Exercise directions:
In the listing below, find every line containing "this" and copy it out.

[Dataset rows]
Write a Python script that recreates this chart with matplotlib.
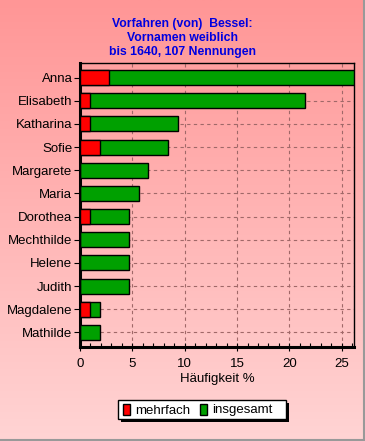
import matplotlib
matplotlib.use("Agg")
import matplotlib.pyplot as plt
import numpy as np
from matplotlib.patches import Rectangle
from matplotlib.colors import LinearSegmentedColormap

names = ["Anna", "Elisabeth", "Katharina", "Sofie", "Margarete", "Maria",
         "Dorothea", "Mechthilde", "Helene", "Judith", "Magdalene", "Mathilde"]
insgesamt = [26.17, 21.50, 9.35, 8.41, 6.54, 5.61, 4.67, 4.67, 4.67, 4.67, 1.87, 1.87]
mehrfach = [2.80, 0.93, 0.93, 1.87, 0, 0, 0.93, 0, 0, 0, 0.93, 0]
xticks = [0, 5, 10, 15, 20, 25]
title = "Vorfahren (von)  Bessel:\nVornamen weiblich\nbis 1640, 107 Nennungen"

plt.rcParams['font.family'] = ['Liberation Sans', 'DejaVu Sans']

W, H = 365, 441
fig = plt.figure(figsize=(W/100, H/100), dpi=100)

# gradient background
bg = fig.add_axes([0, 0, 1, 1], zorder=-10)
grad = np.linspace(0, 1, 256).reshape(-1, 1)
cmap = LinearSegmentedColormap.from_list("g", ["#ff9696", "#ffd4d4"])
bg.imshow(grad, aspect='auto', cmap=cmap, extent=[0, 1, 0, 1], origin='upper')
bg.set_xlim(0, 1); bg.set_ylim(0, 1)
bg.axis('off')
bg.plot([0, 1], [0.002, 0.002], color="#999999", lw=1.5, transform=bg.transAxes)
bg.plot([0.998, 0.998], [0, 1], color="#999999", lw=1.5, transform=bg.transAxes)

ax = fig.add_axes([80/W, 1-347/H, (354-80)/W, (347-63)/H])
ax.patch.set_alpha(0)
y = np.arange(len(names))
ax.barh(y, insgesamt, height=0.65, color="#00a000", edgecolor="black", linewidth=1, zorder=3)
ax.barh(y, mehrfach, height=0.65, color="#ff0000", edgecolor="black", linewidth=1, zorder=4)
ax.set_ylim(len(names) - 0.5 + 0.13, -0.5 - 0.13)
ax.set_xlim(0, 26.17)
ax.set_yticks(y)
ax.set_yticklabels(names, fontsize=9.5)
ax.set_xticks(xticks)
ax.set_xticklabels([str(t) for t in xticks], fontsize=9.5)
ax.set_xticks(np.arange(0, 27, 1), minor=True)
ax.tick_params(axis='x', which='minor', direction='in', length=3, width=0.8)
ax.tick_params(axis='x', which='major', direction='inout', length=6, width=0.8, pad=5)
ax.tick_params(axis='y', which='major', direction='out', length=4, width=0.8, pad=1.5)
ax.grid(True, which='major', linestyle=(0, (3, 3)), color="#a06868", linewidth=0.8, zorder=0)
for s in ['left', 'bottom']:
    ax.spines[s].set_linewidth(2.2)
for s in ['top', 'right']:
    ax.spines[s].set_linewidth(1)
ax.set_xlabel("Häufigkeit %", fontsize=9.5, labelpad=2)

fig.text(0.5, 1-38/H, title, ha='center', va='center', color="#0000e0",
         fontsize=8.8, fontweight='bold', linespacing=1.2)

# legend with shadow
lx, ly, lw, lh = 118/W, 1-419/H, 168/W, 19/H
shadow = Rectangle((lx+3/W, ly-3/H), lw, lh, transform=fig.transFigure,
                   facecolor="black", edgecolor="none", zorder=5)
box = Rectangle((lx, ly), lw, lh, transform=fig.transFigure,
                facecolor="white", edgecolor="black", lw=1, zorder=6)
fig.patches.extend([shadow, box])
for (x0, col, lab) in [(123, "#ff0000", "mehrfach"), (200, "#00a000", "insgesamt")]:
    r = Rectangle((x0/W, 1-415/H), 7/W, 11/H, transform=fig.transFigure,
                  facecolor=col, edgecolor="black", lw=1, zorder=7)
    fig.patches.append(r)
    fig.text((x0+12)/W, 1-410.5/H, lab, fontsize=9.5, va='center', ha='left', zorder=8)

fig.savefig("out.png", dpi=100)
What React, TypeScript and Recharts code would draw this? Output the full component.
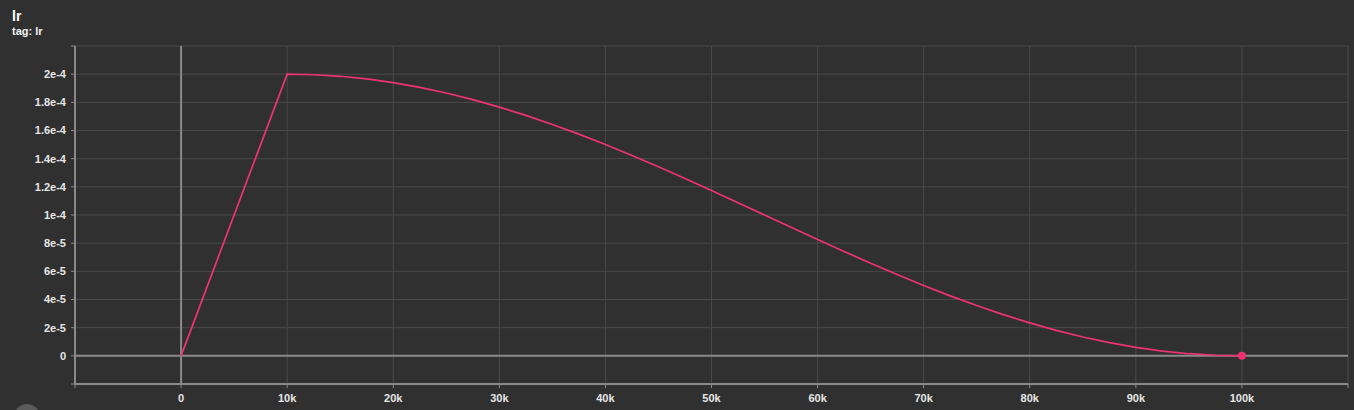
import React from "react";
import {
  LineChart,
  Line,
  XAxis,
  YAxis,
  CartesianGrid,
  ReferenceLine,
} from "recharts";

// training steps and learning rate
const STEPS = [
  0, 10000, 12500, 15000, 17500, 20000, 22500, 25000, 27500, 30000, 32500,
  35000, 37500, 40000, 42500, 45000, 47500, 50000, 52500, 55000, 57500, 60000,
  62500, 65000, 67500, 70000, 72500, 75000, 77500, 80000, 82500, 85000, 87500,
  90000, 92500, 95000, 97500, 100000,
];
const LR = [
  0, 2.0e-4, 1.996e-4, 1.985e-4, 1.966e-4, 1.94e-4, 1.906e-4, 1.866e-4,
  1.819e-4, 1.766e-4, 1.707e-4, 1.643e-4, 1.574e-4, 1.5e-4, 1.423e-4,
  1.342e-4, 1.259e-4, 1.174e-4, 1.087e-4, 1.0e-4, 0.913e-4, 0.826e-4,
  0.741e-4, 0.658e-4, 0.577e-4, 0.5e-4, 0.426e-4, 0.357e-4, 0.293e-4,
  0.234e-4, 0.181e-4, 0.134e-4, 0.094e-4, 0.06e-4, 0.034e-4, 0.015e-4,
  0.004e-4, 0,
];

const X_TICKS = [
  -10000, 0, 10000, 20000, 30000, 40000, 50000, 60000, 70000, 80000, 90000,
  100000, 110000,
];
const X_LABELS = [
  "", "0", "10k", "20k", "30k", "40k", "50k", "60k", "70k", "80k", "90k",
  "100k", "",
];
const Y_TICKS = [
  -2e-5, 0, 2e-5, 4e-5, 6e-5, 8e-5, 1e-4, 1.2e-4, 1.4e-4, 1.6e-4, 1.8e-4,
  2e-4, 2.2e-4,
];
const Y_LABELS = [
  "", "0", "2e-5", "4e-5", "6e-5", "8e-5", "1e-4", "1.2e-4", "1.4e-4",
  "1.6e-4", "1.8e-4", "2e-4", "",
];

const data = STEPS.map((step, i) => ({ step, lr: LR[i] }));

const BG = "#303030";
const GRID = "#4a4a4a";
const AXIS = "#8a8a8a";
const PINK = "#ee3372";
const tickStyle = { fontSize: 11, fill: "#e6e6e6", fontWeight: 700 };

export default function App() {
  const last = data.length - 1;
  return (
    <div
      style={{
        position: "fixed",
        top: 0,
        left: 0,
        width: 1354,
        height: 410,
        background: BG,
        overflow: "hidden",
        fontFamily: "'Liberation Sans', Arial, sans-serif",
      }}
    >
      <div style={{ position: "absolute", left: 12, top: 8, color: "#fff", fontSize: 14, fontWeight: 700 }}>
        lr
      </div>
      <div style={{ position: "absolute", left: 12, top: 25, color: "#f2f2f2", fontSize: 11, fontWeight: 700 }}>
        tag: lr
      </div>
      <div style={{ position: "absolute", left: 14, top: 404, width: 26, height: 26, borderRadius: 13, background: "#5a5a5a" }} />
      <div style={{ position: "absolute", left: 0, top: 0 }}>
        <LineChart width={1354} height={410} data={data} margin={{ top: 46, right: 6, left: 0, bottom: 0 }}>
          <CartesianGrid stroke={GRID} strokeWidth={1} />
          <XAxis
            dataKey="step"
            type="number"
            domain={[-10000, 110000]}
            ticks={X_TICKS}
            tickFormatter={(v: number) => X_LABELS[X_TICKS.indexOf(v)] ?? ""}
            tick={tickStyle}
            tickSize={4}
            tickMargin={6}
            height={26}
            stroke={AXIS}
            axisLine={{ stroke: AXIS, strokeWidth: 2 }}
            tickLine={{ stroke: AXIS }}
            allowDataOverflow
          />
          <YAxis
            type="number"
            domain={[-2e-5, 2.2e-4]}
            ticks={Y_TICKS}
            tickFormatter={(v: number) => Y_LABELS[Y_TICKS.indexOf(v)] ?? ""}
            tick={tickStyle}
            tickSize={4}
            tickMargin={5}
            width={75}
            axisLine={{ stroke: AXIS, strokeWidth: 2 }}
            tickLine={{ stroke: AXIS }}
            allowDataOverflow
          />
          <ReferenceLine x={0} stroke={AXIS} strokeWidth={2} />
          <ReferenceLine y={0} stroke={AXIS} strokeWidth={2} />
          <Line
            type="linear"
            dataKey="lr"
            stroke={PINK}
            strokeWidth={1.7}
            isAnimationActive={false}
            activeDot={false}
            dot={(p: any) =>
              p.index === last ? (
                <circle key={`d${p.index}`} cx={p.cx} cy={p.cy} r={4} fill={PINK} stroke="none" />
              ) : (
                <g key={`d${p.index}`} />
              )
            }
          />
        </LineChart>
      </div>
    </div>
  );
}
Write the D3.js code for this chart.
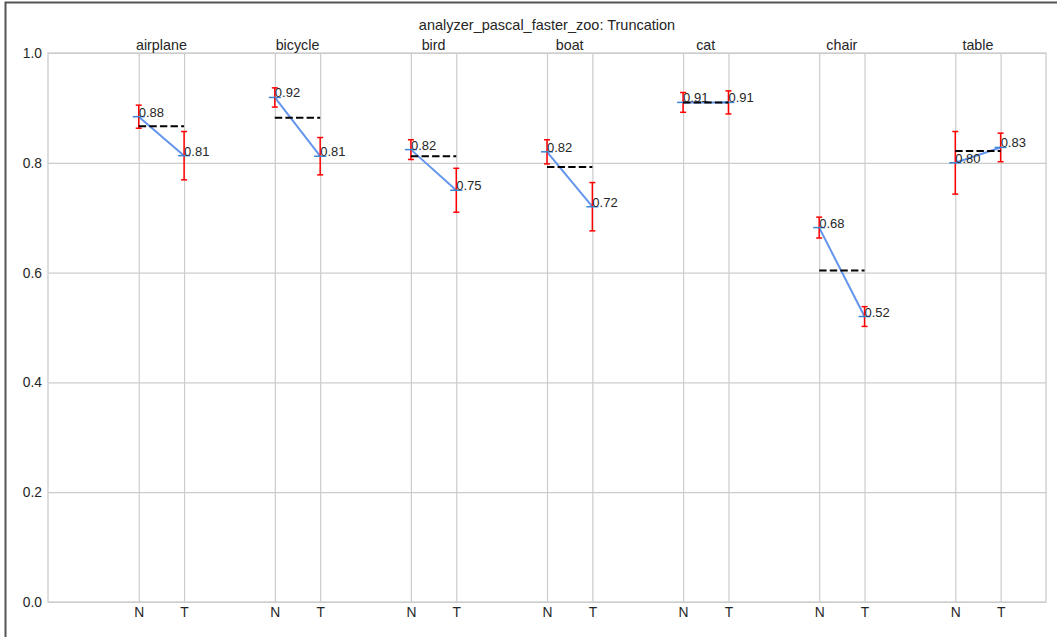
<!DOCTYPE html>
<html>
<head>
<meta charset="utf-8">
<script src="https://cdn.jsdelivr.net/npm/d3@7"></script>
<style>
  html, body { margin: 0; padding: 0; background: #fff; }
  svg { display: block; font-family: "Liberation Sans", Arial, Helvetica, sans-serif; }
</style>
</head>
<body>
<svg id="chart" width="1057" height="637"></svg>
<script>
// Per-category scores for the normal (N) and truncated (T) subsets
const categories = ["airplane", "bicycle", "bird", "boat", "cat", "chair", "table"];
const normalValues = [0.884, 0.919, 0.824, 0.820, 0.910, 0.682, 0.800];
const truncValues  = [0.813, 0.812, 0.750, 0.720, 0.910, 0.520, 0.828];
// Standard-error half widths
const normalErr = [0.021, 0.0175, 0.018, 0.022, 0.018, 0.019, 0.057];
const truncErr  = [0.044, 0.034, 0.040, 0.044, 0.021, 0.018, 0.026];
// Overall average per category (dashed reference)
const overallValues = [0.8665, 0.882, 0.8118, 0.7923, 0.910, 0.604, 0.8215];
const subsetLabels = ["N", "T"];
const yTicks = [0.0, 0.2, 0.4, 0.6, 0.8, 1.0];
const title = "analyzer_pascal_faster_zoo: Truncation";

const svg = d3.select("#chart");
const W = 1057, H = 637;
const margin = { left: 48, right: 11, top: 53, bottom: 35 };
const x0 = margin.left, x1 = W - margin.right, y0 = margin.top, y1 = H - margin.bottom;
const font = "Liberation Sans, Arial, sans-serif";

// Figure frame
svg.append("rect")
  .attr("x", 5.5).attr("y", 2.5)
  .attr("width", W + 10).attr("height", H + 10)
  .attr("fill", "none").attr("stroke", "#555").attr("stroke-width", 2);

// Each category occupies three x units: N, T, gap
const xPos = (i, k) => 3 * i + 1 + k;
const x = d3.scaleLinear().domain([-1, 3 * categories.length]).range([x0, x1]);
const y = d3.scaleLinear().domain([0, 1]).range([y1, y0]);

const gridColor = "#cccccc";
const g = svg.append("g");

// Horizontal grid
const yAxis = d3.axisLeft(y).tickValues(yTicks).tickFormat(d3.format(".1f"))
  .tickSize(-(x1 - x0)).tickPadding(6);
const yg = g.append("g").attr("transform", `translate(${x0},0)`).call(yAxis);
yg.select(".domain").remove();
yg.selectAll(".tick line").attr("stroke", gridColor).attr("stroke-width", 1.2);
yg.selectAll(".tick text").attr("fill", "#262626").attr("font-size", "13.8px")
  .attr("font-family", font);

// Vertical grid and subset tick labels
const xTickVals = [];
categories.forEach((c, i) => subsetLabels.forEach((s, k) => xTickVals.push(xPos(i, k))));
const xAxis = d3.axisBottom(x).tickValues(xTickVals)
  .tickFormat(d => subsetLabels[(d - 1) % 3])
  .tickSize(-(y1 - y0)).tickPadding(5);
const xg = g.append("g").attr("transform", `translate(0,${y1})`).call(xAxis);
xg.select(".domain").remove();
xg.selectAll(".tick line").attr("stroke", gridColor).attr("stroke-width", 1.2);
xg.selectAll(".tick text").attr("fill", "#262626").attr("font-size", "13.8px")
  .attr("font-family", font);

// Axes frame
g.append("rect")
  .attr("x", x0).attr("y", y0).attr("width", x1 - x0).attr("height", y1 - y0)
  .attr("fill", "none").attr("stroke", gridColor).attr("stroke-width", 1.3);

// Title and category headers
svg.append("text").attr("x", (x0 + x1) / 2).attr("y", 30)
  .attr("text-anchor", "middle").attr("font-size", "14.5px").attr("fill", "#262626")
  .text(title);
svg.selectAll("text.cat").data(categories).join("text")
  .attr("class", "cat")
  .attr("x", (d, i) => (x(xPos(i, 0)) + x(xPos(i, 1))) / 2)
  .attr("y", 49.5)
  .attr("text-anchor", "middle").attr("font-size", "14.3px").attr("fill", "#262626")
  .text(d => d);

const rows = categories.map((c, i) => ({
  i, c,
  vals: [normalValues[i], truncValues[i]],
  errs: [normalErr[i], truncErr[i]],
  overall: overallValues[i]
}));

// Connecting line between N and T
const marks = svg.append("g");
marks.selectAll("line.conn").data(rows).join("line")
  .attr("class", "conn")
  .attr("x1", d => x(xPos(d.i, 0))).attr("y1", d => y(d.vals[0]))
  .attr("x2", d => x(xPos(d.i, 1))).attr("y2", d => y(d.vals[1]))
  .attr("stroke", "#6495ED").attr("stroke-width", 2);

const points = rows.flatMap(d => [0, 1].map(k => ({
  px: x(xPos(d.i, k)), v: d.vals[k], e: d.errs[k]
})));

// Error bars
const eb = marks.selectAll("g.err").data(points).join("g").attr("class", "err")
  .attr("stroke", "#ff0000").attr("stroke-width", 1.5);
eb.append("line").attr("x1", d => d.px).attr("x2", d => d.px)
  .attr("y1", d => y(d.v - d.e)).attr("y2", d => y(d.v + d.e));
eb.append("line").attr("x1", d => d.px - 3).attr("x2", d => d.px + 3)
  .attr("y1", d => y(d.v - d.e)).attr("y2", d => y(d.v - d.e));
eb.append("line").attr("x1", d => d.px - 3).attr("x2", d => d.px + 3)
  .attr("y1", d => y(d.v + d.e)).attr("y2", d => y(d.v + d.e));

// Point markers
marks.selectAll("line.pt").data(points).join("line").attr("class", "pt")
  .attr("x1", d => d.px - 6).attr("x2", d => d.px + 6)
  .attr("y1", d => y(d.v)).attr("y2", d => y(d.v))
  .attr("stroke", "#3a86d4").attr("stroke-width", 1.5);

// Overall average, dashed
marks.selectAll("line.avg").data(rows).join("line").attr("class", "avg")
  .attr("x1", d => x(xPos(d.i, 0))).attr("x2", d => x(xPos(d.i, 1)))
  .attr("y1", d => y(d.overall)).attr("y2", d => y(d.overall))
  .attr("stroke", "#000").attr("stroke-width", 2).attr("stroke-dasharray", "7.4,3.2");

// Value labels
marks.selectAll("text.val").data(points).join("text").attr("class", "val")
  .attr("x", d => d.px).attr("y", d => y(d.v))
  .attr("font-size", "13px").attr("fill", "#262626")
  .text(d => d.v.toFixed(2));
</script>
</body>
</html>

Exercise response:
Write a Python script that recreates this chart with matplotlib.
What React, TypeScript and Recharts code would draw this? Output the full component.
Write the D3.js code for this chart.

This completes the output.